(Rows from a dataset of charts and code)
*****
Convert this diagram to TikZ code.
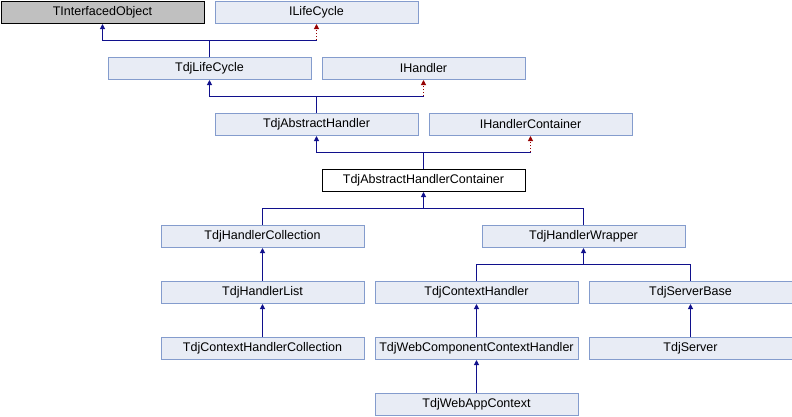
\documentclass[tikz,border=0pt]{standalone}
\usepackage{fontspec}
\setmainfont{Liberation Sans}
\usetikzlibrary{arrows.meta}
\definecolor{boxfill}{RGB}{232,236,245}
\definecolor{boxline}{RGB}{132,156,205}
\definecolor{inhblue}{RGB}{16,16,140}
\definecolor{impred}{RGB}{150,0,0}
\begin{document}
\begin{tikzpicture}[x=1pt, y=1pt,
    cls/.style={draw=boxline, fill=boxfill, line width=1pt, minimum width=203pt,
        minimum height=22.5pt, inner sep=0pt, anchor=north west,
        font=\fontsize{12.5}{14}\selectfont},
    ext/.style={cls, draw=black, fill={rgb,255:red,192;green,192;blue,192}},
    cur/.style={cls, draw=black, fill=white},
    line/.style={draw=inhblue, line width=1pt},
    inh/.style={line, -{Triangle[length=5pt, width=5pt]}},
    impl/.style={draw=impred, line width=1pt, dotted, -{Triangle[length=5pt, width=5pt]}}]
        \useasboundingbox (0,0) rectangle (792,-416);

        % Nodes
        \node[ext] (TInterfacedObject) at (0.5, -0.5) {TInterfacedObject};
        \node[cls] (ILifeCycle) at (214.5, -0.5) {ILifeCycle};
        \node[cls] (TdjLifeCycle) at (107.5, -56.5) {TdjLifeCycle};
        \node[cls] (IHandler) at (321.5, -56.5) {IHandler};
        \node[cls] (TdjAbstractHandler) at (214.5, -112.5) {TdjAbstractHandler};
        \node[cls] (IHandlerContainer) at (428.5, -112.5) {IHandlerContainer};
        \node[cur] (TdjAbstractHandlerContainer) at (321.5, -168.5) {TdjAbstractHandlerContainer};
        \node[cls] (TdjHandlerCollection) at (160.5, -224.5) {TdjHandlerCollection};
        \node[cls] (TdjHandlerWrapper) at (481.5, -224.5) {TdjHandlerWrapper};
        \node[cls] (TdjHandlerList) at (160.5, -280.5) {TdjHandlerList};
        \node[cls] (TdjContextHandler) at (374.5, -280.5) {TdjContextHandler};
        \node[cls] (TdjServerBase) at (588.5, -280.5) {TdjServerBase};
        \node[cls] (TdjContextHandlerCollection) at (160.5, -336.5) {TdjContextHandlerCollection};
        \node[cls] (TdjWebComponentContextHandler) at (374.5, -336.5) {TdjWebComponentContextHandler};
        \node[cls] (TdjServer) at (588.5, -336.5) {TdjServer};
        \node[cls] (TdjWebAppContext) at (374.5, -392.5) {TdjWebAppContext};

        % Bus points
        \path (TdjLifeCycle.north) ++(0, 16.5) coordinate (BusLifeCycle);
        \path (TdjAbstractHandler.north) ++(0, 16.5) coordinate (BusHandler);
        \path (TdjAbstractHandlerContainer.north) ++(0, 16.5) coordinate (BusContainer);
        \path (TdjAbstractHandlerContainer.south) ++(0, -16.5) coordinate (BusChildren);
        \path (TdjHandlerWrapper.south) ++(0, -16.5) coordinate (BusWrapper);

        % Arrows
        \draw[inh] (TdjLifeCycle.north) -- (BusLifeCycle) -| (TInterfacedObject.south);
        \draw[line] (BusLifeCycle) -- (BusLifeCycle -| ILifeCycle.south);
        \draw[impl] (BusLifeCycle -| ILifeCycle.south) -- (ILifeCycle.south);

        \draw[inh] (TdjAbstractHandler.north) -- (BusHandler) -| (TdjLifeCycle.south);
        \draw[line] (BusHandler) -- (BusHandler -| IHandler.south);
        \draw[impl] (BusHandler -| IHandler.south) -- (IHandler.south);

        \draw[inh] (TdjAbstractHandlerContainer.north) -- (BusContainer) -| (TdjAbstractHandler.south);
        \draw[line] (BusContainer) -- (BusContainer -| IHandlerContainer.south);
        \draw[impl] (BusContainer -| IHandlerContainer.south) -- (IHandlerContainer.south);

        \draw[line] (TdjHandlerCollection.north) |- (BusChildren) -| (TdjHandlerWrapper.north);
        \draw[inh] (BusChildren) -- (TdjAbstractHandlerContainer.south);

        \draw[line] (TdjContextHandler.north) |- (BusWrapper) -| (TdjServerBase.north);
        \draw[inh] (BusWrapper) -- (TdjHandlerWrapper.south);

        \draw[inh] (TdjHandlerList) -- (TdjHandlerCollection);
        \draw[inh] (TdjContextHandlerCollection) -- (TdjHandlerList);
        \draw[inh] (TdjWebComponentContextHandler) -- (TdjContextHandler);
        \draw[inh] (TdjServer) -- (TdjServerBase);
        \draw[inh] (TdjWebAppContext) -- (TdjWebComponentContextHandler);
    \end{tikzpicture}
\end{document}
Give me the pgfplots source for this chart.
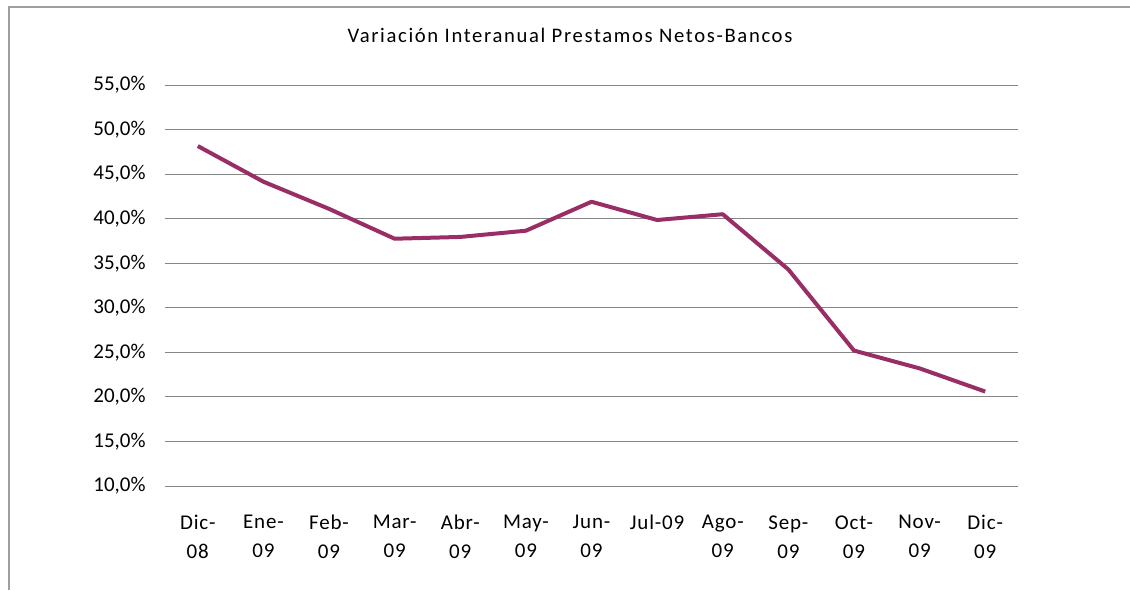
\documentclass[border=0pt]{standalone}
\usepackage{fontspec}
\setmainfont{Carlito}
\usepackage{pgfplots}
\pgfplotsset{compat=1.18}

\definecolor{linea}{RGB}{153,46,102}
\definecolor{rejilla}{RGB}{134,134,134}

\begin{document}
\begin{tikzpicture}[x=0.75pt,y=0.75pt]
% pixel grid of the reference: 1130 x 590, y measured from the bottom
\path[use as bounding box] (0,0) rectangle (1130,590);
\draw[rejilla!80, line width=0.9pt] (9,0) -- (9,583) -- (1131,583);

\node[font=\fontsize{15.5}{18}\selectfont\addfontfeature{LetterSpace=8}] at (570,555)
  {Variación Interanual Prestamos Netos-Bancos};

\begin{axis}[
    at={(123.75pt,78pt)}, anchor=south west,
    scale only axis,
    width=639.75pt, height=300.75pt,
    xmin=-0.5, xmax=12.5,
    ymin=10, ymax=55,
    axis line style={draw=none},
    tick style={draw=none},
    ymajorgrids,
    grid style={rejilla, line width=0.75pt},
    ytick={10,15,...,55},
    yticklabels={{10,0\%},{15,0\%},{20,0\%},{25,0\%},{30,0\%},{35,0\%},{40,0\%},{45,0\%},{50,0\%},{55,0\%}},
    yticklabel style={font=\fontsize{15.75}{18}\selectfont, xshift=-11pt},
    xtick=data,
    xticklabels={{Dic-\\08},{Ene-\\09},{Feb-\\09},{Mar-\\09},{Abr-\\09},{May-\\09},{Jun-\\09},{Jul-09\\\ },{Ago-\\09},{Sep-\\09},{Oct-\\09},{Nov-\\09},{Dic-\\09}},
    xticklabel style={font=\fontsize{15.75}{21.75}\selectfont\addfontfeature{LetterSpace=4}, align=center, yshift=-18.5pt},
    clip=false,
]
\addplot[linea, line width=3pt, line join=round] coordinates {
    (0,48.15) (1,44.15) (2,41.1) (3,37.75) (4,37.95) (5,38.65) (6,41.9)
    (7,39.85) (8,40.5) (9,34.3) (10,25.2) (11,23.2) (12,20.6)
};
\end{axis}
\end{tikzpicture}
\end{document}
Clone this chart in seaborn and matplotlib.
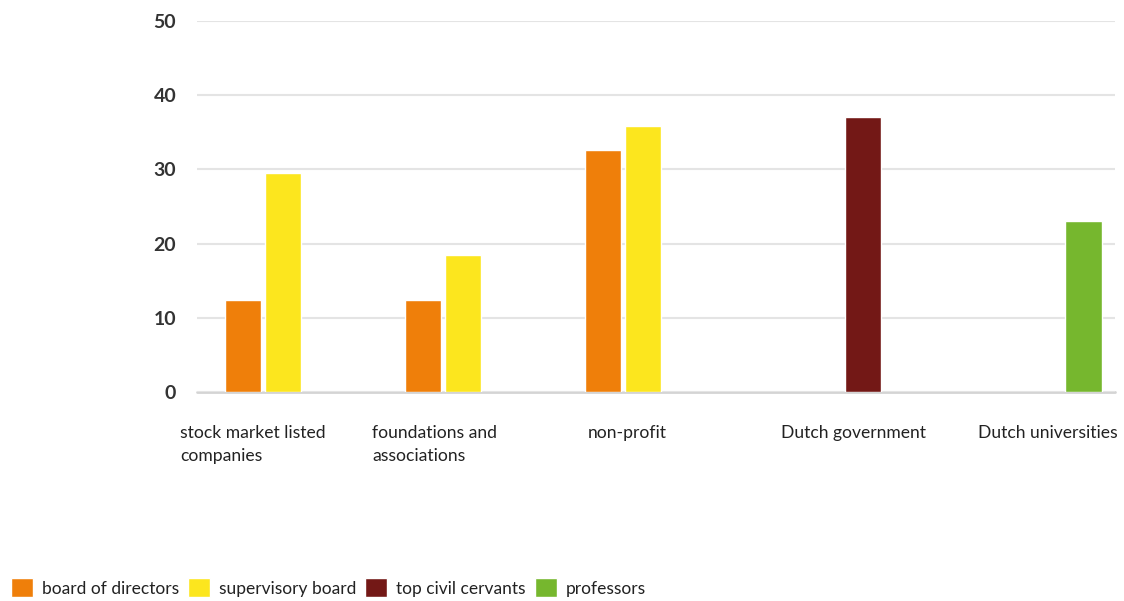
*****
Images should not appear in the copy; retype the listing above exactly.

Convert this diagram to TikZ code.
\documentclass[tikz,border=0pt]{standalone}
\usepackage{fontspec}
\setmainfont{Liberation Sans}
\usetikzlibrary{arrows.meta}
\definecolor{boxfill}{RGB}{232,236,245}
\definecolor{boxline}{RGB}{132,156,205}
\definecolor{inhblue}{RGB}{16,16,140}
\definecolor{impred}{RGB}{150,0,0}
\begin{document}
\begin{tikzpicture}[x=1pt, y=1pt,
    cls/.style={draw=boxline, fill=boxfill, line width=1pt, minimum width=203pt,
        minimum height=22.5pt, inner sep=0pt, anchor=north west,
        font=\fontsize{12.5}{14}\selectfont},
    ext/.style={cls, draw=black, fill={rgb,255:red,192;green,192;blue,192}},
    cur/.style={cls, draw=black, fill=white},
    line/.style={draw=inhblue, line width=1pt},
    inh/.style={line, -{Triangle[length=5pt, width=5pt]}},
    impl/.style={draw=impred, line width=1pt, dotted, -{Triangle[length=5pt, width=5pt]}}]
        \useasboundingbox (0,0) rectangle (792,-416);

        % Nodes
        \node[ext] (TInterfacedObject) at (0.5, -0.5) {TInterfacedObject};
        \node[cls] (ILifeCycle) at (214.5, -0.5) {ILifeCycle};
        \node[cls] (TdjLifeCycle) at (107.5, -56.5) {TdjLifeCycle};
        \node[cls] (IHandler) at (321.5, -56.5) {IHandler};
        \node[cls] (TdjAbstractHandler) at (214.5, -112.5) {TdjAbstractHandler};
        \node[cls] (IHandlerContainer) at (428.5, -112.5) {IHandlerContainer};
        \node[cur] (TdjAbstractHandlerContainer) at (321.5, -168.5) {TdjAbstractHandlerContainer};
        \node[cls] (TdjHandlerCollection) at (160.5, -224.5) {TdjHandlerCollection};
        \node[cls] (TdjHandlerWrapper) at (481.5, -224.5) {TdjHandlerWrapper};
        \node[cls] (TdjHandlerList) at (160.5, -280.5) {TdjHandlerList};
        \node[cls] (TdjContextHandler) at (374.5, -280.5) {TdjContextHandler};
        \node[cls] (TdjServerBase) at (588.5, -280.5) {TdjServerBase};
        \node[cls] (TdjContextHandlerCollection) at (160.5, -336.5) {TdjContextHandlerCollection};
        \node[cls] (TdjWebComponentContextHandler) at (374.5, -336.5) {TdjWebComponentContextHandler};
        \node[cls] (TdjServer) at (588.5, -336.5) {TdjServer};
        \node[cls] (TdjWebAppContext) at (374.5, -392.5) {TdjWebAppContext};

        % Bus points
        \path (TdjLifeCycle.north) ++(0, 16.5) coordinate (BusLifeCycle);
        \path (TdjAbstractHandler.north) ++(0, 16.5) coordinate (BusHandler);
        \path (TdjAbstractHandlerContainer.north) ++(0, 16.5) coordinate (BusContainer);
        \path (TdjAbstractHandlerContainer.south) ++(0, -16.5) coordinate (BusChildren);
        \path (TdjHandlerWrapper.south) ++(0, -16.5) coordinate (BusWrapper);

        % Arrows
        \draw[inh] (TdjLifeCycle.north) -- (BusLifeCycle) -| (TInterfacedObject.south);
        \draw[line] (BusLifeCycle) -- (BusLifeCycle -| ILifeCycle.south);
        \draw[impl] (BusLifeCycle -| ILifeCycle.south) -- (ILifeCycle.south);

        \draw[inh] (TdjAbstractHandler.north) -- (BusHandler) -| (TdjLifeCycle.south);
        \draw[line] (BusHandler) -- (BusHandler -| IHandler.south);
        \draw[impl] (BusHandler -| IHandler.south) -- (IHandler.south);

        \draw[inh] (TdjAbstractHandlerContainer.north) -- (BusContainer) -| (TdjAbstractHandler.south);
        \draw[line] (BusContainer) -- (BusContainer -| IHandlerContainer.south);
        \draw[impl] (BusContainer -| IHandlerContainer.south) -- (IHandlerContainer.south);

        \draw[line] (TdjHandlerCollection.north) |- (BusChildren) -| (TdjHandlerWrapper.north);
        \draw[inh] (BusChildren) -- (TdjAbstractHandlerContainer.south);

        \draw[line] (TdjContextHandler.north) |- (BusWrapper) -| (TdjServerBase.north);
        \draw[inh] (BusWrapper) -- (TdjHandlerWrapper.south);

        \draw[inh] (TdjHandlerList) -- (TdjHandlerCollection);
        \draw[inh] (TdjContextHandlerCollection) -- (TdjHandlerList);
        \draw[inh] (TdjWebComponentContextHandler) -- (TdjContextHandler);
        \draw[inh] (TdjServer) -- (TdjServerBase);
        \draw[inh] (TdjWebAppContext) -- (TdjWebComponentContextHandler);
    \end{tikzpicture}
\end{document}
Give me the pgfplots source for this chart.
\documentclass[border=0pt]{standalone}
\usepackage{fontspec}
\setmainfont{Carlito}
\usepackage{pgfplots}
\pgfplotsset{compat=1.18}

\definecolor{linea}{RGB}{153,46,102}
\definecolor{rejilla}{RGB}{134,134,134}

\begin{document}
\begin{tikzpicture}[x=0.75pt,y=0.75pt]
% pixel grid of the reference: 1130 x 590, y measured from the bottom
\path[use as bounding box] (0,0) rectangle (1130,590);
\draw[rejilla!80, line width=0.9pt] (9,0) -- (9,583) -- (1131,583);

\node[font=\fontsize{15.5}{18}\selectfont\addfontfeature{LetterSpace=8}] at (570,555)
  {Variación Interanual Prestamos Netos-Bancos};

\begin{axis}[
    at={(123.75pt,78pt)}, anchor=south west,
    scale only axis,
    width=639.75pt, height=300.75pt,
    xmin=-0.5, xmax=12.5,
    ymin=10, ymax=55,
    axis line style={draw=none},
    tick style={draw=none},
    ymajorgrids,
    grid style={rejilla, line width=0.75pt},
    ytick={10,15,...,55},
    yticklabels={{10,0\%},{15,0\%},{20,0\%},{25,0\%},{30,0\%},{35,0\%},{40,0\%},{45,0\%},{50,0\%},{55,0\%}},
    yticklabel style={font=\fontsize{15.75}{18}\selectfont, xshift=-11pt},
    xtick=data,
    xticklabels={{Dic-\\08},{Ene-\\09},{Feb-\\09},{Mar-\\09},{Abr-\\09},{May-\\09},{Jun-\\09},{Jul-09\\\ },{Ago-\\09},{Sep-\\09},{Oct-\\09},{Nov-\\09},{Dic-\\09}},
    xticklabel style={font=\fontsize{15.75}{21.75}\selectfont\addfontfeature{LetterSpace=4}, align=center, yshift=-18.5pt},
    clip=false,
]
\addplot[linea, line width=3pt, line join=round] coordinates {
    (0,48.15) (1,44.15) (2,41.1) (3,37.75) (4,37.95) (5,38.65) (6,41.9)
    (7,39.85) (8,40.5) (9,34.3) (10,25.2) (11,23.2) (12,20.6)
};
\end{axis}
\end{tikzpicture}
\end{document}
Clone this chart in seaborn and matplotlib.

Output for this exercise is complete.